The reason I am proud of this series of chickings that occurred over the weekend, a situation most blokes wouldn’t even discuss, is that I admire these chicks so much, and it is an honour to watch them chick me.

Leah Dansie did 10 laps for God’s sake. To look at her in civilian clothes, she is just a 5 foot 10 inch blonde bird. She looks like any other 5 foot ten inch blonde bird who looks after her body. But she ain’t. She did 110 kilometres and 300 obstacles over 24 hours. That is superhuman. She would have chicked me at least three or four times had I have done the event solo.

I don’t actually remember a chick going past me out on course. I only did two laps and I was moving pretty quick, so whatevs. But I got chicked alright. I know for a fact that Andrea Peebles chicked me a couple of times, because we started my second lap together, she watched me run (almost) flat stick into the barbed wire. I had to really dig both heels into the dirt and drop flat on my arse to avoid a serious maiming, but I DO know how to stop this big frame quick…when I need to.

We ran, we laughed, we joked, we ran. I would lose her in the hills or through the water, and then – after a short break yarning to a volunteer – I would put the gas down and, surprisingly, she would be out in front again. “How did I miss her run past me? Is she working with the Spartan Ninja,” I wondered. She knew when I was coming through though, because the way I get through races is to keep talking, to anyone and everyone I pass.

One of the volunteers claimed that I had an excess of energy. So I sang him a war cry from my St. Johns College Days. “Here’s to the man with the Big Red Nose. Hoo, Hah. Hoo, Hoo, Hah!” 

So what? I’m an extrovert. I draw energy from other peoples’ energy. That’s why I could keep hitting the gas every time I saw Andrea Peebles, she is possibly the MOST positive person i saw out on the course. And there were plenty of positive people out on the course. I mean you don’t go and run 24 hours and 100kms with a negative frame of mind. It simply isn’t possible.

Speaking of getting chicked, there was team on course named Turbo Super Chicks. You’ll see a photo of them below:

Turbo, Mel & Hubby

The little pocket rocket on the left is Amanda Steidle, the brains behind www.turbosuperfoods.com . Anyone who has been in the obstacle racing game for a reasonable period of time, and knows anything about nutrition, is on her gear. It’s that good. She runs like the wind, is like a miniature Buddha, sipping on Turbo, and has a ‘finish line scream’ that puts a smile on everyones face.

Next comes Deanna Blegg. World’s Toughest Mudder. Supermum. Adventure Racer Extraordinaire. Survivor. Wise One. Legend.

Then comes Mel Curry’s husband (Do you notice there’s a bloke in the lineup?). Butcher, wholesaler, support crew to the incredible Mel Curry.

She’s the one who is blonde, in the middle.

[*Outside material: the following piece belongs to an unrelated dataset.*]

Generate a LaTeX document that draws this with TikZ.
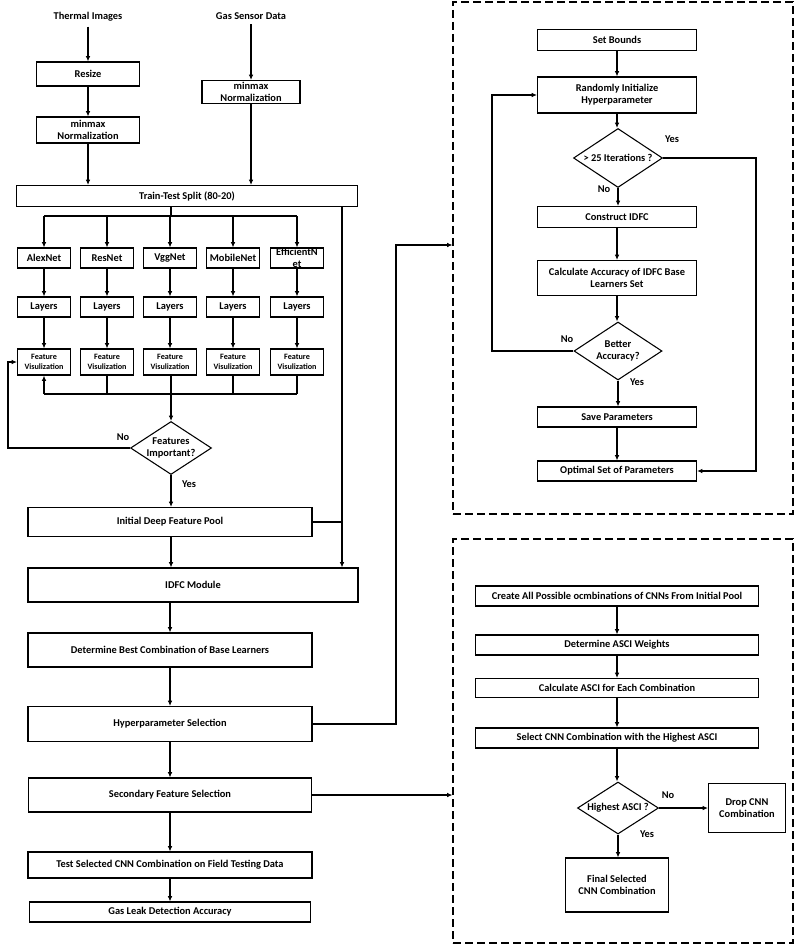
\documentclass[tikz,border=0pt]{standalone}
\usepackage{fontspec}
\setmainfont{Carlito}
\usepackage{tikz}
\usetikzlibrary{shapes,arrows.meta,positioning,calc}

\tikzset{
  box/.style={draw, line width=0.8pt, align=center, inner sep=1pt,
    font=\bfseries\fontsize{7.8}{9}\selectfont},
  smallbox/.style={box, font=\bfseries\fontsize{6.1}{7.2}\selectfont},
  decision/.style={draw, diamond, aspect=1.5, line width=0.8pt, align=center,
    inner sep=0pt, font=\bfseries\fontsize{7.8}{9}\selectfont},
  lbl/.style={font=\bfseries\fontsize{7.8}{9}\selectfont},
  arr/.style={-{Latex[length=4pt,width=3.5pt]}},
  frame/.style={draw, line width=0.8pt, dash pattern=on 6pt off 3pt},
}

\begin{document}
\begin{tikzpicture}[x=0.75pt, y=-0.75pt, line width=0.8pt]
  \useasboundingbox (0,0) rectangle (796,945);

  % Inputs and preprocessing
  \node[lbl] (thermal) at (88,17) {Thermal Images};
  \node[lbl] (gas) at (251,16) {Gas Sensor Data};
  \node[box, minimum width=77.25pt, minimum height=18pt] (resize) at (88,74) {Resize};
  \node[box, minimum width=77.25pt, minimum height=19.5pt] (normL) at (88,130) {minmax\\Normalization};
  \node[box, minimum width=73.5pt, minimum height=17.25pt] (normR) at (251,92) {minmax\\Normalization};
  \node[box, minimum width=255.75pt, minimum height=15.75pt] (split) at (187,196) {Train-Test Split (80-20)};

  % CNN columns
  \node[box, minimum width=39.75pt, minimum height=15pt] (alex) at (44,258) {AlexNet};
  \node[box, minimum width=39.75pt, minimum height=15pt] (res) at (107,258) {ResNet};
  \node[box, minimum width=39.75pt, minimum height=15pt] (vgg) at (170,258) {VggNet};
  \node[box, minimum width=39.75pt, minimum height=15pt] (mobile) at (233,258) {MobileNet};
  \node[box, minimum width=39.75pt, minimum height=15pt, inner sep=0pt,
    font=\bfseries\fontsize{7.8}{8.6}\selectfont] (eff) at (297,258) {EfficientN\\et};

  \node[box, minimum width=39.75pt, minimum height=15pt] (layA) at (44,307) {Layers};
  \node[box, minimum width=39.75pt, minimum height=15pt] (layR) at (107,307) {Layers};
  \node[box, minimum width=39.75pt, minimum height=15pt] (layV) at (170,307) {Layers};
  \node[box, minimum width=39.75pt, minimum height=15pt] (layM) at (233,307) {Layers};
  \node[box, minimum width=39.75pt, minimum height=15pt] (layE) at (297,307) {Layers};

  \node[smallbox, minimum width=39.75pt, minimum height=19.5pt] (featA) at (44,362) {Feature\\Visulization};
  \node[smallbox, minimum width=39.75pt, minimum height=19.5pt] (featR) at (107,362) {Feature\\Visulization};
  \node[smallbox, minimum width=39.75pt, minimum height=19.5pt] (featV) at (170,362) {Feature\\Visulization};
  \node[smallbox, minimum width=39.75pt, minimum height=19.5pt] (featM) at (233,362) {Feature\\Visulization};
  \node[smallbox, minimum width=39.75pt, minimum height=19.5pt] (featE) at (297,362) {Feature\\Visulization};

  \node[decision, minimum width=60.75pt, minimum height=39.75pt] (dFeat) at (171,448) {Features\\Important?};

  % Main pipeline
  \node[box, minimum width=213pt, minimum height=21.75pt] (pool) at (170,522) {Initial Deep Feature Pool};
  \node[box, minimum width=247.5pt, minimum height=25.5pt] (idfc) at (193,585) {IDFC Module};
  \node[box, minimum width=213pt, minimum height=25.5pt] (best) at (170,650) {Determine Best Combination of Base Learners};
  \node[box, minimum width=213pt, minimum height=26.25pt] (hyper) at (170,724) {Hyperparameter Selection};
  \node[box, minimum width=212.25pt, minimum height=25.5pt] (second) at (170,795) {Secondary Feature Selection};
  \node[box, minimum width=213pt, minimum height=19.5pt] (test) at (170,865) {Test Selected CNN Combination on Field Testing Data};
  \node[box, minimum width=210.75pt, minimum height=15pt] (leak) at (170,912) {Gas Leak Detection Accuracy};

  % Dashed frames
  \node[frame, minimum width=255pt, minimum height=384pt] (optFrame) at (623,258) {};
  \node[frame, minimum width=255pt, minimum height=303pt] (asciFrame) at (623,741) {};

  % Hyperparameter optimisation
  \node[box, minimum width=119.25pt, minimum height=15.75pt] (bounds) at (617,40) {Set Bounds};
  \node[box, minimum width=119.25pt, minimum height=27pt] (randinit) at (617,95) {Randomly Initialize\\Hyperparameter};
  \node[decision, minimum width=66.75pt, minimum height=44.25pt] (dIter) at (618,158) {> 25 Iterations ?};
  \node[box, minimum width=119.25pt, minimum height=15.75pt] (construct) at (617,217) {Construct IDFC};
  \node[box, minimum width=119.25pt, minimum height=26.25pt] (calc) at (617,278) {Calculate Accuracy of IDFC Base\\Learners Set};
  \node[decision, minimum width=66pt, minimum height=43.5pt] (dBetter) at (618,351) {Better\\Accuracy?};
  \node[box, minimum width=119.25pt, minimum height=15pt] (save) at (617,417) {Save Parameters};
  \node[box, minimum width=119.25pt, minimum height=15pt] (optimal) at (617,471) {Optimal Set of Parameters};

  % ASCI selection
  \node[box, minimum width=212.25pt, minimum height=15pt] (create) at (617,596) {Create All Possible ocmbinations of CNNs From Initial Pool};
  \node[box, minimum width=212.25pt, minimum height=15pt] (weights) at (617,645) {Determine ASCI Weights};
  \node[box, minimum width=212.25pt, minimum height=14.25pt] (calcA) at (617,688) {Calculate ASCI for Each Combination};
  \node[box, minimum width=212.25pt, minimum height=15pt] (select) at (617,738) {Select CNN Combination with the Highest ASCI};
  \node[decision, minimum width=60.75pt, minimum height=39pt] (dHigh) at (618,808) {Highest ASCI ?};
  \node[box, minimum width=57.75pt, minimum height=36.75pt] (drop) at (747,808) {Drop CNN\\Combination};
  \node[box, minimum width=77.25pt, minimum height=40.5pt] (final) at (617,885) {Final Selected\\CNN Combination};

  % Helper corners
  \coordinate (busT) at (171,216);
  \coordinate (busB) at (171,394);
  \coordinate (noL) at (8,448);
  \coordinate (rv) at (342,206);
  \coordinate (hk) at (396,245);
  \coordinate (yk) at (756,158);
  \coordinate (nk) at (492,351);

  % Arrows, left side
  \draw[arr] (thermal) -- (resize);
  \draw[arr] (resize) -- (normL);
  \draw[arr] (normL) -- (normL |- split.north);
  \draw[arr] (gas) -- (normR);
  \draw[arr] (normR) -- (normR |- split.north);

  \draw (split.south -| busT) -- (busT);
  \draw (busT -| alex) -- (busT -| eff);
  \draw[arr] (busT -| alex) -- (alex);
  \draw[arr] (busT -| res) -- (res);
  \draw[arr] (busT -| vgg) -- (vgg);
  \draw[arr] (busT -| mobile) -- (mobile);
  \draw[arr] (busT -| eff) -- (eff);

  \draw[arr] (alex) -- (layA);
  \draw[arr] (res) -- (layR);
  \draw[arr] (vgg) -- (layV);
  \draw[arr] (mobile) -- (layM);
  \draw[arr] (eff) -- (layE);
  \draw[arr] (layA) -- (featA);
  \draw[arr] (layR) -- (featR);
  \draw[arr] (layV) -- (featV);
  \draw[arr] (layM) -- (featM);
  \draw[arr] (layE) -- (featE);

  \draw (featR.south) -- (featR |- busB);
  \draw (featM.south) -- (featM |- busB);
  \draw (featE.south) -- (featE |- busB);
  \draw (busB -| featA) -- (busB -| featE);
  \draw[arr] (busB -| featA) -- (featA.south);
  \draw[arr] (featV.south -| busB) -- (dFeat.north);

  \draw[arr] (dFeat.west) -- (noL) |- (featA.west);
  \node[lbl] at (123,437) {No};
  \draw[arr] (dFeat.south) -- (dFeat.south |- pool.north);
  \node[lbl] at (189,484) {Yes};

  \draw[arr] (rv) -- (rv |- idfc.north);
  \draw (pool.east) -- (pool.east -| rv);
  \draw[arr] (pool.south -| busB) -- (busB |- idfc.north);
  \draw[arr] (best.north |- idfc.south) -- (best.north);
  \draw[arr] (best) -- (hyper);
  \draw[arr] (hyper) -- (second);
  \draw[arr] (second) -- (test);
  \draw[arr] (test) -- (leak);

  \draw[arr] (hyper.east) -- (hyper.east -| hk) -- (hk) -- (hk -| optFrame.west);
  \draw[arr] (second.east) -- (second.east -| asciFrame.west);

  % Arrows, optimisation frame
  \draw[arr] (bounds) -- (randinit);
  \draw[arr] (randinit) -- (randinit.south |- dIter.north);
  \draw[arr] (dIter.south) -- (dIter.south |- construct.north);
  \node[lbl] at (604,189) {No};
  \draw[arr] (dIter.east) -- (yk) |- (optimal.east);
  \node[lbl] at (672,139) {Yes};
  \draw[arr] (construct) -- (calc);
  \draw[arr] (calc.south) -- (calc.south |- dBetter.north);
  \draw[arr] (dBetter.west) -- (nk) |- (randinit.west);
  \node[lbl] at (567,339) {No};
  \draw[arr] (dBetter.south) -- (dBetter.south |- save.north);
  \node[lbl] at (637,382) {Yes};
  \draw[arr] (save) -- (optimal);

  % Arrows, ASCI frame
  \draw[arr] (create) -- (weights);
  \draw[arr] (weights) -- (calcA);
  \draw[arr] (calcA) -- (select);
  \draw[arr] (select.south) -- (select.south |- dHigh.north);
  \draw[arr] (dHigh.east) -- (drop.west);
  \node[lbl] at (668,795) {No};
  \draw[arr] (dHigh.south) -- (dHigh.south |- final.north);
  \node[lbl] at (647,834) {Yes};
\end{tikzpicture}
\end{document}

She’s about 34 years old in the shade, completed (maybe?) 8 laps, always had a smile on her face, and impressed the ‘spring chickens’ that make up Turbo Superchicks so much that they have dubbed her their hero. She has also given birth to and raised five children. Yes, 5. FIVE. And she ran 88 kilometres and conquered 240 obstacles. Impressive.

The comes Bronwyn Sparkes, a woman whom I had never met before last weekend, but I had been ‘friends’ with on Facebook for at least two years. She is lovely, she is beautiful, she is fit, she is fantastic. She was crook throughout the Enduro, but she soldiered on. She’s a Superchick, after all.

Then comes Kate Barsby. KB, the weapon. She is about as ocker as you can get in the female line of that species we call Australianus. She’s always calling me ‘champ’ and ‘matey’ and ‘bud’ and talking about how her mouth was as ‘dry as a dead dingoes donger on a dusty day in Darwin,’ when she was nearing the end of her lap. She’s alright, is KB.

And while I was never passed by a Turbo Superchick, I can guarantee that, had we started our laps at the same time, they would, indeed, have passed me. They would have chicked the SHIT out of me. Cause that is what they do. Not just in that they are fast and fit, they are graceful, they are dignified, they are classy. 

I think that the definition of being chicked needs to include that, while a chick may overtake you, dominate you physically, and give you a bit of grief about it afterwards, they will never rub salt into the wounds. They will never go too far. They will never be crass, or ungracious, or boastful…as us blokes might have done.

That is why I am so proud to have been chicked. Over and over again.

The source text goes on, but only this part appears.